Problem to work on: Copy each line exactly. Drop every picture.

Stored data:
---
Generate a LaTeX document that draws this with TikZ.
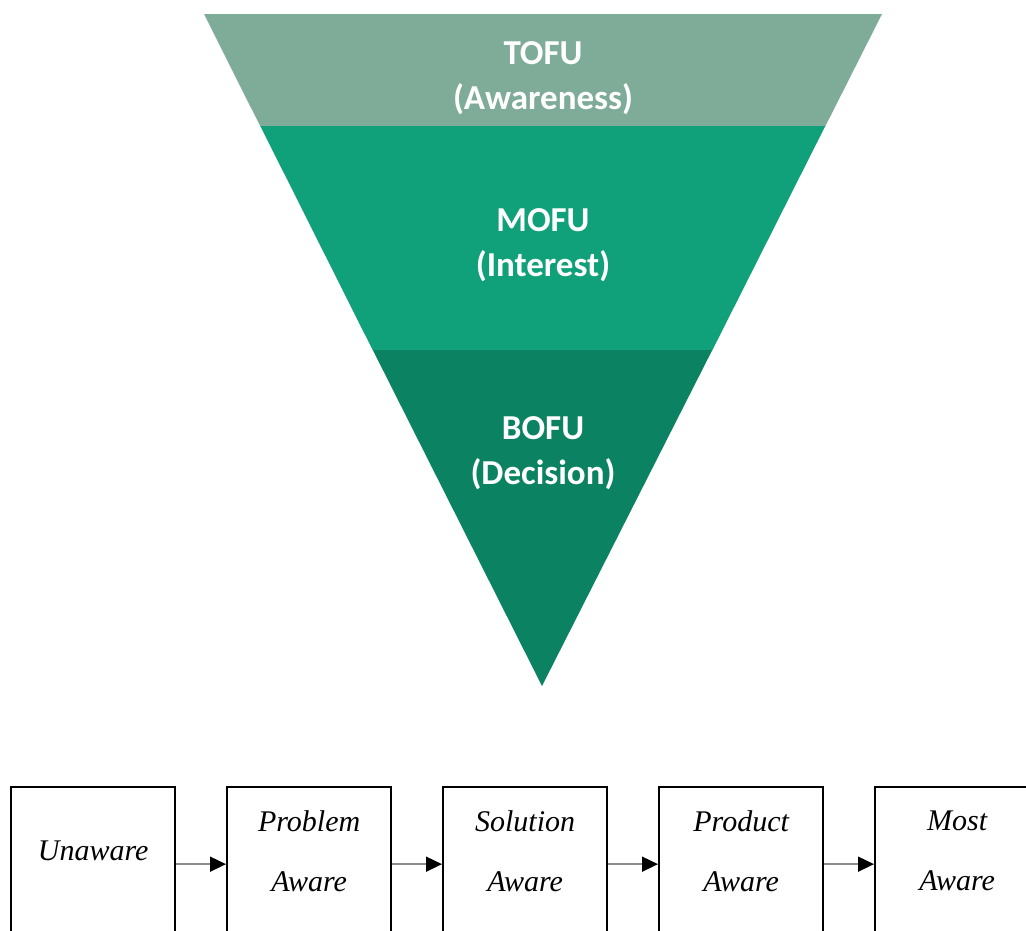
\documentclass[tikz,border=0pt]{standalone}
\usepackage{fontspec}
\setmainfont{Liberation Serif}
\newfontfamily\funnelfont{Carlito}
\newfontfamily\boxfont{Liberation Serif}
\usetikzlibrary{arrows.meta}
\definecolor{tofucol}{RGB}{126,172,152}
\definecolor{mofucol}{RGB}{16,160,122}
\definecolor{bofucol}{RGB}{11,131,98}
\definecolor{linkgray}{RGB}{140,140,140}
\tikzset{
  funneltext/.style={text=white, align=center, inner sep=0pt,
    font=\funnelfont\bfseries\fontsize{35}{45}\selectfont},
  awbox/.style={draw=black, line width=2.3pt, minimum width=164pt, minimum height=154pt,
    inner sep=0pt, anchor=north west},
  awtext/.style={align=center, inner sep=0pt,
    font=\boxfont\itshape\fontsize{30}{60}\selectfont},
  link/.style={draw=linkgray, line width=1.6pt,
    -{Triangle[length=16pt,width=15pt,color=black]}}
}
\begin{document}
\begin{tikzpicture}[x=1pt,y=-1pt]
\useasboundingbox (0,0) rectangle (1026,930);
\clip (0,0) rectangle (1026,930);
% funnel
\fill[tofucol] (204,14) -- (882,14) -- (825.3,126.3) -- (260.3,126.3) -- cycle;
\fill[mofucol] (260.3,126) -- (825.3,126) -- (712.3,350.3) -- (372.8,350.3) -- cycle;
\fill[bofucol] (372.8,350) -- (712.3,350) -- (542,686) -- cycle;
\node[funneltext] (tofu) at (543,78) {TOFU\\(Awareness)};
\node[funneltext] (mofu) at (543,245) {MOFU\\(Interest)};
\node[funneltext] (bofu) at (543,453) {BOFU\\(Decision)};
% awareness boxes
\node[awbox] (b1) at (10,786) {};
\node[awbox] (b2) at (226,786) {};
\node[awbox] (b3) at (442,786) {};
\node[awbox] (b4) at (658,786) {};
\node[awbox] (b5) at (874,786) {};
\node[awtext] (t1) at ([yshift=13pt]b1.center) {Unaware};
\node[awtext] (t2) at ([yshift=13pt]b2.center) {Problem\\Aware};
\node[awtext] (t3) at ([yshift=13pt]b3.center) {Solution\\Aware};
\node[awtext] (t4) at ([yshift=13pt]b4.center) {Product\\Aware};
\node[awtext] (t5) at ([yshift=13pt]b5.center) {Most\\Aware};
\draw[link] (b1.east) -- (b2.west);
\draw[link] (b2.east) -- (b3.west);
\draw[link] (b3.east) -- (b4.west);
\draw[link] (b4.east) -- (b5.west);
\end{tikzpicture}
\end{document}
---
Final result:
Generate a LaTeX document that draws this with TikZ.
\documentclass[tikz,border=0pt]{standalone}
\usepackage{fontspec}
\setmainfont{Liberation Serif}
\newfontfamily\funnelfont{Carlito}
\newfontfamily\boxfont{Liberation Serif}
\usetikzlibrary{arrows.meta}
\definecolor{tofucol}{RGB}{126,172,152}
\definecolor{mofucol}{RGB}{16,160,122}
\definecolor{bofucol}{RGB}{11,131,98}
\definecolor{linkgray}{RGB}{140,140,140}
\tikzset{
  funneltext/.style={text=white, align=center, inner sep=0pt,
    font=\funnelfont\bfseries\fontsize{35}{45}\selectfont},
  awbox/.style={draw=black, line width=2.3pt, minimum width=164pt, minimum height=154pt,
    inner sep=0pt, anchor=north west},
  awtext/.style={align=center, inner sep=0pt,
    font=\boxfont\itshape\fontsize{30}{60}\selectfont},
  link/.style={draw=linkgray, line width=1.6pt,
    -{Triangle[length=16pt,width=15pt,color=black]}}
}
\begin{document}
\begin{tikzpicture}[x=1pt,y=-1pt]
\useasboundingbox (0,0) rectangle (1026,930);
\clip (0,0) rectangle (1026,930);
% funnel
\fill[tofucol] (204,14) -- (882,14) -- (825.3,126.3) -- (260.3,126.3) -- cycle;
\fill[mofucol] (260.3,126) -- (825.3,126) -- (712.3,350.3) -- (372.8,350.3) -- cycle;
\fill[bofucol] (372.8,350) -- (712.3,350) -- (542,686) -- cycle;
\node[funneltext] (tofu) at (543,78) {TOFU\\(Awareness)};
\node[funneltext] (mofu) at (543,245) {MOFU\\(Interest)};
\node[funneltext] (bofu) at (543,453) {BOFU\\(Decision)};
% awareness boxes
\node[awbox] (b1) at (10,786) {};
\node[awbox] (b2) at (226,786) {};
\node[awbox] (b3) at (442,786) {};
\node[awbox] (b4) at (658,786) {};
\node[awbox] (b5) at (874,786) {};
\node[awtext] (t1) at ([yshift=13pt]b1.center) {Unaware};
\node[awtext] (t2) at ([yshift=13pt]b2.center) {Problem\\Aware};
\node[awtext] (t3) at ([yshift=13pt]b3.center) {Solution\\Aware};
\node[awtext] (t4) at ([yshift=13pt]b4.center) {Product\\Aware};
\node[awtext] (t5) at ([yshift=13pt]b5.center) {Most\\Aware};
\draw[link] (b1.east) -- (b2.west);
\draw[link] (b2.east) -- (b3.west);
\draw[link] (b3.east) -- (b4.west);
\draw[link] (b4.east) -- (b5.west);
\end{tikzpicture}
\end{document}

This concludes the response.